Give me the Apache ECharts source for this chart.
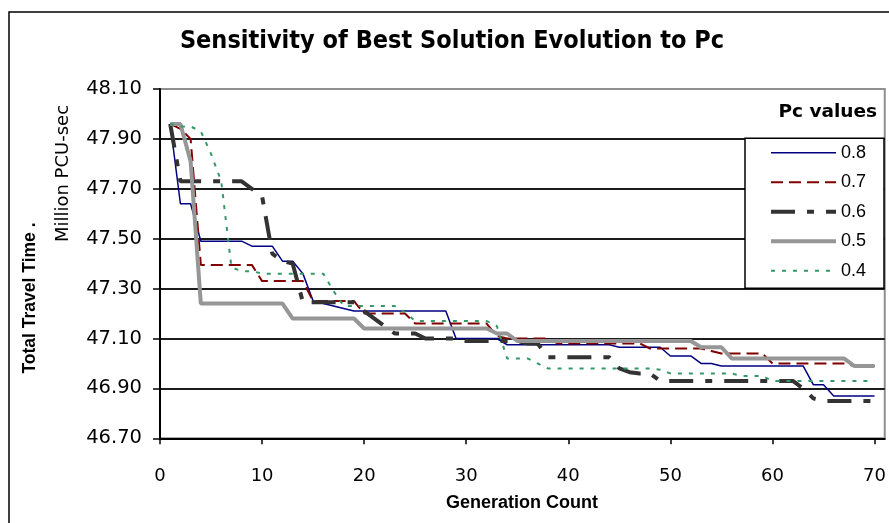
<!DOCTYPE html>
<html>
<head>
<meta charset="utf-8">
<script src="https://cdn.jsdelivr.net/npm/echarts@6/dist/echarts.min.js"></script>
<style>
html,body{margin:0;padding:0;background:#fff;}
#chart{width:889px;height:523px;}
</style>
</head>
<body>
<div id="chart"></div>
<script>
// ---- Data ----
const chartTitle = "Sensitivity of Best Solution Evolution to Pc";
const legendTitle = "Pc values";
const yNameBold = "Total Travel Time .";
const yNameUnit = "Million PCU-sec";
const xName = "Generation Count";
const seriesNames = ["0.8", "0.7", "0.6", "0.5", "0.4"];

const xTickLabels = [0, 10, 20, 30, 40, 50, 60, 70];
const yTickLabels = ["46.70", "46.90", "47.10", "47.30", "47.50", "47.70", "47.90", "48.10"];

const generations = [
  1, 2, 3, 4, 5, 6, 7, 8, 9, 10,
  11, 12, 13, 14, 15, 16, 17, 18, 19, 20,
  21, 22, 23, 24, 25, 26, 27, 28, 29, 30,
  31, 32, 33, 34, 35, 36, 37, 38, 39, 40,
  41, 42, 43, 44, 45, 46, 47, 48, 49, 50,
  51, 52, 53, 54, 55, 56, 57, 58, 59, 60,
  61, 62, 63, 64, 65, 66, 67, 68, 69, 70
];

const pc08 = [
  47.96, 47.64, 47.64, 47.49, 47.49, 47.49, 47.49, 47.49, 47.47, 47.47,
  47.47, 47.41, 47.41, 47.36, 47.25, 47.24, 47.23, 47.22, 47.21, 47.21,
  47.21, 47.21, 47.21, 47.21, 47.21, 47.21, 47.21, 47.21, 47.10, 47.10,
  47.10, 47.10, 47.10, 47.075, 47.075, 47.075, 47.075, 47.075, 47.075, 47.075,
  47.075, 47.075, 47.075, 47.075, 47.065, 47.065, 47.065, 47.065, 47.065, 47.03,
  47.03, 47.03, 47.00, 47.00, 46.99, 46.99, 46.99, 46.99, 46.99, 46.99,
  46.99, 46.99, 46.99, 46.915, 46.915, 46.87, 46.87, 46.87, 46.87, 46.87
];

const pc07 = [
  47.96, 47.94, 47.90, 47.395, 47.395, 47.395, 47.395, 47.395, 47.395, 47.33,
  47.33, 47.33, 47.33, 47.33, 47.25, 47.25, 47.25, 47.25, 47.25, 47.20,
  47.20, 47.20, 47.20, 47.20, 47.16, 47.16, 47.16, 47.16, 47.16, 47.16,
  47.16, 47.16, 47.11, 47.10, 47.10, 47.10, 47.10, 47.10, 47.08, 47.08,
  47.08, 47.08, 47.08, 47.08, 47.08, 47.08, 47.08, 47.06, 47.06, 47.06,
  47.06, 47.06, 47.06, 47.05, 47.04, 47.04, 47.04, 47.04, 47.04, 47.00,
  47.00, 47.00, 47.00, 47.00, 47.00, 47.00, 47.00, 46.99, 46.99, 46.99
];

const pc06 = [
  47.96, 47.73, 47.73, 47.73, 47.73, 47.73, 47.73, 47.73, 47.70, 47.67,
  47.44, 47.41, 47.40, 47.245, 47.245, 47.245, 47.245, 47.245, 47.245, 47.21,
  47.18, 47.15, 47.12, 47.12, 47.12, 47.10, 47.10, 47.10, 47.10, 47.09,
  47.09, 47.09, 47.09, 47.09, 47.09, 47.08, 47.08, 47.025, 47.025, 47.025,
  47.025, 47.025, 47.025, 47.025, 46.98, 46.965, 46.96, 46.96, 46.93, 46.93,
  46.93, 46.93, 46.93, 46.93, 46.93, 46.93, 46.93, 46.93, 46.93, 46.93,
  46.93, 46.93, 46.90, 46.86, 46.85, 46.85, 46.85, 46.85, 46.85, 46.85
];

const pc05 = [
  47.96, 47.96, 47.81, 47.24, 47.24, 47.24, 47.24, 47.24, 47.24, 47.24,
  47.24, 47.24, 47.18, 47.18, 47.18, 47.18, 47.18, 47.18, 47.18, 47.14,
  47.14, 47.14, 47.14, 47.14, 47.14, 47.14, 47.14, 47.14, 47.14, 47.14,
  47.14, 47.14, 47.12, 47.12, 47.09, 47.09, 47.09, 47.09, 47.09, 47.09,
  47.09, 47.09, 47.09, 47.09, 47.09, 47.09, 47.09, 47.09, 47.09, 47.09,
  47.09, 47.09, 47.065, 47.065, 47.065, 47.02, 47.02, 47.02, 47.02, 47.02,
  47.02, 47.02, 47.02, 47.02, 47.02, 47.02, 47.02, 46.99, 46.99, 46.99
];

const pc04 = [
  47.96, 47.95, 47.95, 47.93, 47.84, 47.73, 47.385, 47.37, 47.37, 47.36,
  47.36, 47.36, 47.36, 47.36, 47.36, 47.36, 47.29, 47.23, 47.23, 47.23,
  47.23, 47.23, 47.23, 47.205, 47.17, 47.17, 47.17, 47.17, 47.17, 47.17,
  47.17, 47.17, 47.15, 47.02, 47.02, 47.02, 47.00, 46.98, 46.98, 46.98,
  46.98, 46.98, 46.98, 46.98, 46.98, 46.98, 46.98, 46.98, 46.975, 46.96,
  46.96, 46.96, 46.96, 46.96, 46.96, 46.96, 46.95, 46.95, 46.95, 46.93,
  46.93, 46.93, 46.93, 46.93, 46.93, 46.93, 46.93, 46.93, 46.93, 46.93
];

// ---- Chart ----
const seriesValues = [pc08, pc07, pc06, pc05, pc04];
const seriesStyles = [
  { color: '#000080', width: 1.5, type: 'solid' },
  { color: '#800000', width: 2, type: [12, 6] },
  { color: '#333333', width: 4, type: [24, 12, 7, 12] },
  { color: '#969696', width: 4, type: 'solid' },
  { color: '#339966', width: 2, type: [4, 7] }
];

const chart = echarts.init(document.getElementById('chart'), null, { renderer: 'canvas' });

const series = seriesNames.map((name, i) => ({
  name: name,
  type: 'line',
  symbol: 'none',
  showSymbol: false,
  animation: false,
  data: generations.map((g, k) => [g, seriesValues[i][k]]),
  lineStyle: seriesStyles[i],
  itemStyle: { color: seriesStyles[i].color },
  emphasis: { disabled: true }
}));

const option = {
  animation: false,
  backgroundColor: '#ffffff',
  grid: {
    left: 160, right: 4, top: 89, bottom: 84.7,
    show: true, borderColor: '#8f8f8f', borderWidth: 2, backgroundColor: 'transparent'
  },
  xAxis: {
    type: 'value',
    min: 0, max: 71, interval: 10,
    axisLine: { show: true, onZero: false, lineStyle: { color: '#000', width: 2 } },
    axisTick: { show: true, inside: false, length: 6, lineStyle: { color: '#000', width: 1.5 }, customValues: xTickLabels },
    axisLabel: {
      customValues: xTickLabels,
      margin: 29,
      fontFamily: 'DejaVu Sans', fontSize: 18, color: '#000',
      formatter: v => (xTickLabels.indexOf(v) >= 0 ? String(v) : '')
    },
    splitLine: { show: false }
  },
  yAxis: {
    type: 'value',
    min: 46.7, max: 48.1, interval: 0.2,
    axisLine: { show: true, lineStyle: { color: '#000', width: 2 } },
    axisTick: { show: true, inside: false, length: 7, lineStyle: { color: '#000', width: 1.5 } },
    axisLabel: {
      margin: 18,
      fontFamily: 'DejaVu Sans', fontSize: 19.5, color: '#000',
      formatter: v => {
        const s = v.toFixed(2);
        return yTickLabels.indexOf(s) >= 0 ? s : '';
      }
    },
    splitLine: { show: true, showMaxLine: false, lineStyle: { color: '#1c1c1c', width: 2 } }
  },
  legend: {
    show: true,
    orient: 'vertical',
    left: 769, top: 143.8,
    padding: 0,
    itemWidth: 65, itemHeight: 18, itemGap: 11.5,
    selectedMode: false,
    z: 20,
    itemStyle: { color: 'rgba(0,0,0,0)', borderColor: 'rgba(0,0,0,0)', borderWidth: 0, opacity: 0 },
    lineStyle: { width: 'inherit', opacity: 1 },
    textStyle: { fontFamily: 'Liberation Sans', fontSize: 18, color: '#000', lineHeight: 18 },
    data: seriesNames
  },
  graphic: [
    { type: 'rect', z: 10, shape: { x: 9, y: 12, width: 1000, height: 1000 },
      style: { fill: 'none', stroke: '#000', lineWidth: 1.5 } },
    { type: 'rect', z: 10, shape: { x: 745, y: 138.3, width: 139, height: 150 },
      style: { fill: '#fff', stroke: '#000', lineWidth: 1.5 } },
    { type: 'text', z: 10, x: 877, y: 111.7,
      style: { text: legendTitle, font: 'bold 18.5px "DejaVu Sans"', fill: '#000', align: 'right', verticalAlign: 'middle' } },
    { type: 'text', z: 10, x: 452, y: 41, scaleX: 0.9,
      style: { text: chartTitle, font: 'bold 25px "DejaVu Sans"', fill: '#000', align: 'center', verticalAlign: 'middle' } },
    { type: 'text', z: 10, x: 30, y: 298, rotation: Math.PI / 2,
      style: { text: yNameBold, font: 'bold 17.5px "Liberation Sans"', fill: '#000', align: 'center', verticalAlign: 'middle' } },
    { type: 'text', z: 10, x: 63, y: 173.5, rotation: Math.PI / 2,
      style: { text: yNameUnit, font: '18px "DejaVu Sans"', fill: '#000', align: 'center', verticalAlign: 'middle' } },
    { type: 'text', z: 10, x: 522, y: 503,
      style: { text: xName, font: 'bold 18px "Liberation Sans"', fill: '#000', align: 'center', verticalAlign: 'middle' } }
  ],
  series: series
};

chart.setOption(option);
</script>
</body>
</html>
____
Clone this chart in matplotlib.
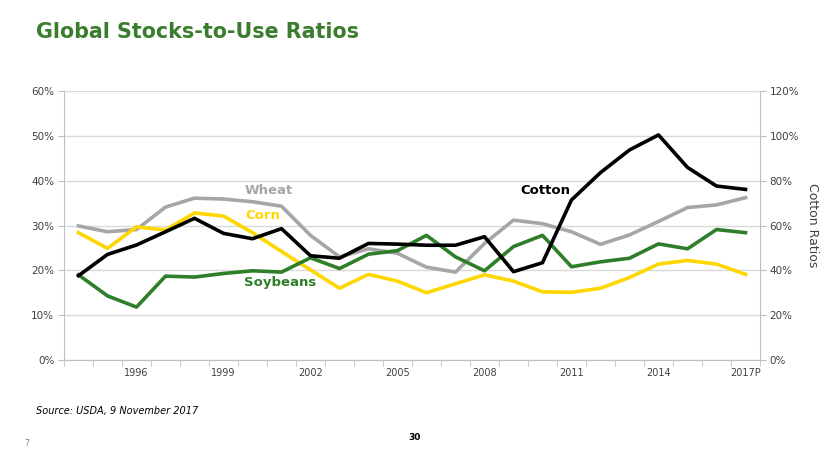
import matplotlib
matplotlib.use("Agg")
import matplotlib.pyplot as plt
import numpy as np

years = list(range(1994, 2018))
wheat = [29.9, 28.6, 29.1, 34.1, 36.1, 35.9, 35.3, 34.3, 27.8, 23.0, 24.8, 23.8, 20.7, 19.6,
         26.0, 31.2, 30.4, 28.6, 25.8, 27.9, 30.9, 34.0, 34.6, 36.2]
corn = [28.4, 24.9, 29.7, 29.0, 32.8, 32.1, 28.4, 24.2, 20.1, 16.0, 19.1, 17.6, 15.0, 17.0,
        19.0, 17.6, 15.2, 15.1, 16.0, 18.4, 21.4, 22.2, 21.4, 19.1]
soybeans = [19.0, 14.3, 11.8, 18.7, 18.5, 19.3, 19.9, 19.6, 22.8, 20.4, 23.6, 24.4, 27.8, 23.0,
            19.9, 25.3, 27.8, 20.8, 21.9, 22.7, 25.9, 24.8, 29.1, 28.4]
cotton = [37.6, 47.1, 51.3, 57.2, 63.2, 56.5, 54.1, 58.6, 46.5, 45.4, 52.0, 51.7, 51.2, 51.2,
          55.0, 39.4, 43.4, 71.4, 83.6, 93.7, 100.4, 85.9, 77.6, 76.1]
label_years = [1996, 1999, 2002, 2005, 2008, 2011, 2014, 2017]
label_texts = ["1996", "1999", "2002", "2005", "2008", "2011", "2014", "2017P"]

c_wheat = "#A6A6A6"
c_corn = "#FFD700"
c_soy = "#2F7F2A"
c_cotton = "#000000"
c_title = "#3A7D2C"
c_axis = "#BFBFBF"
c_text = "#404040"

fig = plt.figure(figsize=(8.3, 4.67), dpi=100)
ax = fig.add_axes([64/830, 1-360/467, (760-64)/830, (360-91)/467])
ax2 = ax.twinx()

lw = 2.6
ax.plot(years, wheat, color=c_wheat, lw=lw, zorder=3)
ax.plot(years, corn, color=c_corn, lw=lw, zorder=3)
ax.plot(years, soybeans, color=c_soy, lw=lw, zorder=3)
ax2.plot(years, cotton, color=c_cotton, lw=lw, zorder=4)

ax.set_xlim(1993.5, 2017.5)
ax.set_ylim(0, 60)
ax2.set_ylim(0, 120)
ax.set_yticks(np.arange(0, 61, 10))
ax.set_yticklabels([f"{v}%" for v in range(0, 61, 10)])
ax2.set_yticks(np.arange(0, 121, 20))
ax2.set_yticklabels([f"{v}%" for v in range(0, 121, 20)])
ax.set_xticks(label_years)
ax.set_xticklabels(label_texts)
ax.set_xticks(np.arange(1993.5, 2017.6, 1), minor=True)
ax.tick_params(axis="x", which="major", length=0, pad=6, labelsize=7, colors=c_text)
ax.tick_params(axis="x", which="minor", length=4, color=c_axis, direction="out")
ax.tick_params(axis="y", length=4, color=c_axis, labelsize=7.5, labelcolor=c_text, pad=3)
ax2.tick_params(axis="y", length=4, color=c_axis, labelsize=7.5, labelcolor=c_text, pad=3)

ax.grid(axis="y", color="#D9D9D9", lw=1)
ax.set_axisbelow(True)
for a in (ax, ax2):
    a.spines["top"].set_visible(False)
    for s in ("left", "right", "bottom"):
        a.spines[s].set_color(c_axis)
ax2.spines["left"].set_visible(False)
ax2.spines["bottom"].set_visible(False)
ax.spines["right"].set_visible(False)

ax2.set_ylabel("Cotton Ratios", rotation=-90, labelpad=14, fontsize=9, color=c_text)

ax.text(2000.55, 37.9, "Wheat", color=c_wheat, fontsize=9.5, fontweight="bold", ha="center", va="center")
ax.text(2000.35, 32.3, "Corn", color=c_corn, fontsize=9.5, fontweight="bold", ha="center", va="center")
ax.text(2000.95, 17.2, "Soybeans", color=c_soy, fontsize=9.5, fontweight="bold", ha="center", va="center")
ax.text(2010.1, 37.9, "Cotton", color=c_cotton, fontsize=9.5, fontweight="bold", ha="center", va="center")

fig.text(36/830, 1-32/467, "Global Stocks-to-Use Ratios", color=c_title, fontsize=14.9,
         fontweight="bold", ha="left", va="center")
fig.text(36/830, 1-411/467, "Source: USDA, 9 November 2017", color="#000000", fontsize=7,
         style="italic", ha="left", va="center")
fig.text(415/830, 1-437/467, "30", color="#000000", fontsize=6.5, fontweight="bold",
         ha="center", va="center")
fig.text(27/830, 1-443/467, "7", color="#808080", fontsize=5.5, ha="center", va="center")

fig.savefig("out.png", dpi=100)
____
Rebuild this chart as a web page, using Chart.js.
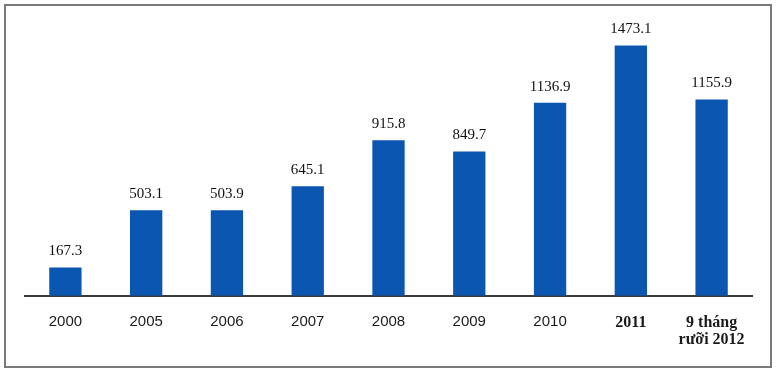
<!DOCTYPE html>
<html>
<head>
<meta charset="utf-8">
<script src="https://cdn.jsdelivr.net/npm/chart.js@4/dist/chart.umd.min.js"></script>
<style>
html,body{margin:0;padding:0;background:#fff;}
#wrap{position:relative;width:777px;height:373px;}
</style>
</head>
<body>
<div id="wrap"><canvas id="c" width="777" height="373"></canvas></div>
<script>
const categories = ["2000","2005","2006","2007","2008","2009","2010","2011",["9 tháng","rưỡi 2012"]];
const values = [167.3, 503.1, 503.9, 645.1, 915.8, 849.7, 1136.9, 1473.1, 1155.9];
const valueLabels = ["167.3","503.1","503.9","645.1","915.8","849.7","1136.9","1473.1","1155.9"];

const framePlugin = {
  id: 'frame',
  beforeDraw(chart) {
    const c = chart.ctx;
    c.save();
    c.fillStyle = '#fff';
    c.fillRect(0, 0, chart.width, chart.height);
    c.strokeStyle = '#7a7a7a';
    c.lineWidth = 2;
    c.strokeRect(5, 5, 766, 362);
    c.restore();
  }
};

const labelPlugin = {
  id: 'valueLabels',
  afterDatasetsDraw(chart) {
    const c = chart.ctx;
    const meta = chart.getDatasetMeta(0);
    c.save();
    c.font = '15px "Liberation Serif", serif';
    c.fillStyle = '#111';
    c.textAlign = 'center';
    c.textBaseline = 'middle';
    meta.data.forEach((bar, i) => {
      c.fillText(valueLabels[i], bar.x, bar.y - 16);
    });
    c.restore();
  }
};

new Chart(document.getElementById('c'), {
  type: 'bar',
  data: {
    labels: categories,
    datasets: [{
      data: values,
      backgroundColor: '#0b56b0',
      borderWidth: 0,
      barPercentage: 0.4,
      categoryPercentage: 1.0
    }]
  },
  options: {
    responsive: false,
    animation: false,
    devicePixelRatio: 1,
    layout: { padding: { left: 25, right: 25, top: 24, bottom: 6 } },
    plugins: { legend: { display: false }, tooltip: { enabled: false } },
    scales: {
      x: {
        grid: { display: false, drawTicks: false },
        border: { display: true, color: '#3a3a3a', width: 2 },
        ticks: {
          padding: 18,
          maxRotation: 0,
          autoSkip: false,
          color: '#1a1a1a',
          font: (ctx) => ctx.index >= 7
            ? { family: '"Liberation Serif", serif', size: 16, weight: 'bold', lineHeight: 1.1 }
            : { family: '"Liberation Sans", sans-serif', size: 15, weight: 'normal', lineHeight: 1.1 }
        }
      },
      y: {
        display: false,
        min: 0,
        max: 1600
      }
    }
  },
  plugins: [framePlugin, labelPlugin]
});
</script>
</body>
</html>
____
● PROBLEM DETAILS
Filter lines by "matplotlib" and return each hit.

● EXERCISE SOLUTION
Clone this chart in matplotlib.
import matplotlib
matplotlib.use("Agg")
import matplotlib.pyplot as plt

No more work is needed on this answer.